◆ **Information provided**
┌──

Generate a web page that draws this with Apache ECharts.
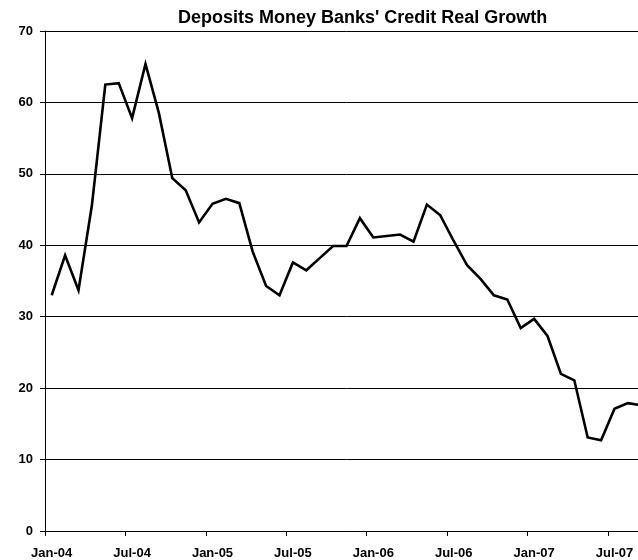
<!DOCTYPE html>
<html>
<head>
<meta charset="utf-8">
<title>Deposits Money Banks' Credit Real Growth</title>
<script src="https://cdn.jsdelivr.net/npm/echarts@6/dist/echarts.min.js"></script>
<style>
  html, body { margin: 0; padding: 0; background: #fff; overflow: hidden; }
  /* drawing surface is slightly wider than the window; the plot runs off the right edge */
  #chart { width: 648px; height: 560px; }
</style>
</head>
<body>
<div id="chart"></div>
<script>
// Monthly categories, Jan-04 .. Sep-07
const months = [
  'Jan-04','Feb-04','Mar-04','Apr-04','May-04','Jun-04','Jul-04','Aug-04','Sep-04','Oct-04','Nov-04','Dec-04',
  'Jan-05','Feb-05','Mar-05','Apr-05','May-05','Jun-05','Jul-05','Aug-05','Sep-05','Oct-05','Nov-05','Dec-05',
  'Jan-06','Feb-06','Mar-06','Apr-06','May-06','Jun-06','Jul-06','Aug-06','Sep-06','Oct-06','Nov-06','Dec-06',
  'Jan-07','Feb-07','Mar-07','Apr-07','May-07','Jun-07','Jul-07','Aug-07','Sep-07'
];

// Real growth of deposit money banks' credit, % y/y
const creditGrowth = [
  33.0, 38.6, 33.7, 45.6, 62.5, 62.7, 57.8, 65.4, 58.5, 49.4, 47.7, 43.2,
  45.8, 46.5, 45.9, 39.1, 34.3, 33.0, 37.6, 36.5, 38.2, 39.9, 39.9, 43.8,
  41.1, 41.3, 41.5, 40.5, 45.7, 44.2, 40.6, 37.2, 35.3, 33.0, 32.4, 28.4,
  29.7, 27.3, 22.0, 21.1, 13.1, 12.7, 17.1, 17.9, 17.6
];

const yTicks = { min: 0, max: 70, step: 10 };

const FONT = '"Liberation Sans", Arial, sans-serif';

const chart = echarts.init(document.getElementById('chart'), null, { renderer: 'canvas' });

chart.setOption({
  animation: false,
  backgroundColor: '#ffffff',
  title: {
    text: "Deposits Money Banks' Credit Real Growth",
    left: 173,
    top: 4,
    textStyle: {
      fontFamily: FONT,
      fontSize: 18,
      fontWeight: 'bold',
      color: '#000'
    }
  },
  grid: {
    left: 45,
    top: 31,
    right: 0,
    bottom: 29,
    containLabel: false
  },
  xAxis: {
    type: 'category',
    data: months,
    boundaryGap: true,
    axisLine: { show: true, lineStyle: { color: '#000', width: 1 } },
    axisTick: { show: true, interval: 5, length: 5, lineStyle: { color: '#000' } },
    axisLabel: {
      interval: 5,
      margin: 16,
      fontFamily: FONT,
      fontSize: 13,
      fontWeight: 'bold',
      color: '#000'
    },
    splitLine: { show: false }
  },
  yAxis: {
    type: 'value',
    min: yTicks.min,
    max: yTicks.max,
    interval: yTicks.step,
    axisLine: { show: true, lineStyle: { color: '#000', width: 1 } },
    axisTick: { show: true, length: 5, lineStyle: { color: '#000' } },
    axisLabel: {
      margin: 12,
      fontFamily: FONT,
      fontSize: 13,
      fontWeight: 'bold',
      color: '#000'
    },
    splitLine: { show: true, lineStyle: { color: '#000', width: 1 } }
  },
  series: [{
    type: 'line',
    data: creditGrowth,
    showSymbol: false,
    symbol: 'none',
    lineStyle: { color: '#000', width: 2.6, join: 'miter' },
    clip: true
  }]
});
</script>
</body>
</html>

└──

◆ **Your instructions**
Omit any images, then output the listing exactly.

◆ **Exercise result**
Generate a web page that draws this with Apache ECharts.
<!DOCTYPE html>
<html>
<head>
<meta charset="utf-8">
<title>Deposits Money Banks' Credit Real Growth</title>
<script src="https://cdn.jsdelivr.net/npm/echarts@6/dist/echarts.min.js"></script>
<style>
  html, body { margin: 0; padding: 0; background: #fff; overflow: hidden; }
  /* drawing surface is slightly wider than the window; the plot runs off the right edge */
  #chart { width: 648px; height: 560px; }
</style>
</head>
<body>
<div id="chart"></div>
<script>
// Monthly categories, Jan-04 .. Sep-07
const months = [
  'Jan-04','Feb-04','Mar-04','Apr-04','May-04','Jun-04','Jul-04','Aug-04','Sep-04','Oct-04','Nov-04','Dec-04',
  'Jan-05','Feb-05','Mar-05','Apr-05','May-05','Jun-05','Jul-05','Aug-05','Sep-05','Oct-05','Nov-05','Dec-05',
  'Jan-06','Feb-06','Mar-06','Apr-06','May-06','Jun-06','Jul-06','Aug-06','Sep-06','Oct-06','Nov-06','Dec-06',
  'Jan-07','Feb-07','Mar-07','Apr-07','May-07','Jun-07','Jul-07','Aug-07','Sep-07'
];

// Real growth of deposit money banks' credit, % y/y
const creditGrowth = [
  33.0, 38.6, 33.7, 45.6, 62.5, 62.7, 57.8, 65.4, 58.5, 49.4, 47.7, 43.2,
  45.8, 46.5, 45.9, 39.1, 34.3, 33.0, 37.6, 36.5, 38.2, 39.9, 39.9, 43.8,
  41.1, 41.3, 41.5, 40.5, 45.7, 44.2, 40.6, 37.2, 35.3, 33.0, 32.4, 28.4,
  29.7, 27.3, 22.0, 21.1, 13.1, 12.7, 17.1, 17.9, 17.6
];

const yTicks = { min: 0, max: 70, step: 10 };

const FONT = '"Liberation Sans", Arial, sans-serif';

const chart = echarts.init(document.getElementById('chart'), null, { renderer: 'canvas' });

chart.setOption({
  animation: false,
  backgroundColor: '#ffffff',
  title: {
    text: "Deposits Money Banks' Credit Real Growth",
    left: 173,
    top: 4,
    textStyle: {
      fontFamily: FONT,
      fontSize: 18,
      fontWeight: 'bold',
      color: '#000'
    }
  },
  grid: {
    left: 45,
    top: 31,
    right: 0,
    bottom: 29,
    containLabel: false
  },
  xAxis: {
    type: 'category',
    data: months,
    boundaryGap: true,
    axisLine: { show: true, lineStyle: { color: '#000', width: 1 } },
    axisTick: { show: true, interval: 5, length: 5, lineStyle: { color: '#000' } },
    axisLabel: {
      interval: 5,
      margin: 16,
      fontFamily: FONT,
      fontSize: 13,
      fontWeight: 'bold',
      color: '#000'
    },
    splitLine: { show: false }
  },
  yAxis: {
    type: 'value',
    min: yTicks.min,
    max: yTicks.max,
    interval: yTicks.step,
    axisLine: { show: true, lineStyle: { color: '#000', width: 1 } },
    axisTick: { show: true, length: 5, lineStyle: { color: '#000' } },
    axisLabel: {
      margin: 12,
      fontFamily: FONT,
      fontSize: 13,
      fontWeight: 'bold',
      color: '#000'
    },
    splitLine: { show: true, lineStyle: { color: '#000', width: 1 } }
  },
  series: [{
    type: 'line',
    data: creditGrowth,
    showSymbol: false,
    symbol: 'none',
    lineStyle: { color: '#000', width: 2.6, join: 'miter' },
    clip: true
  }]
});
</script>
</body>
</html>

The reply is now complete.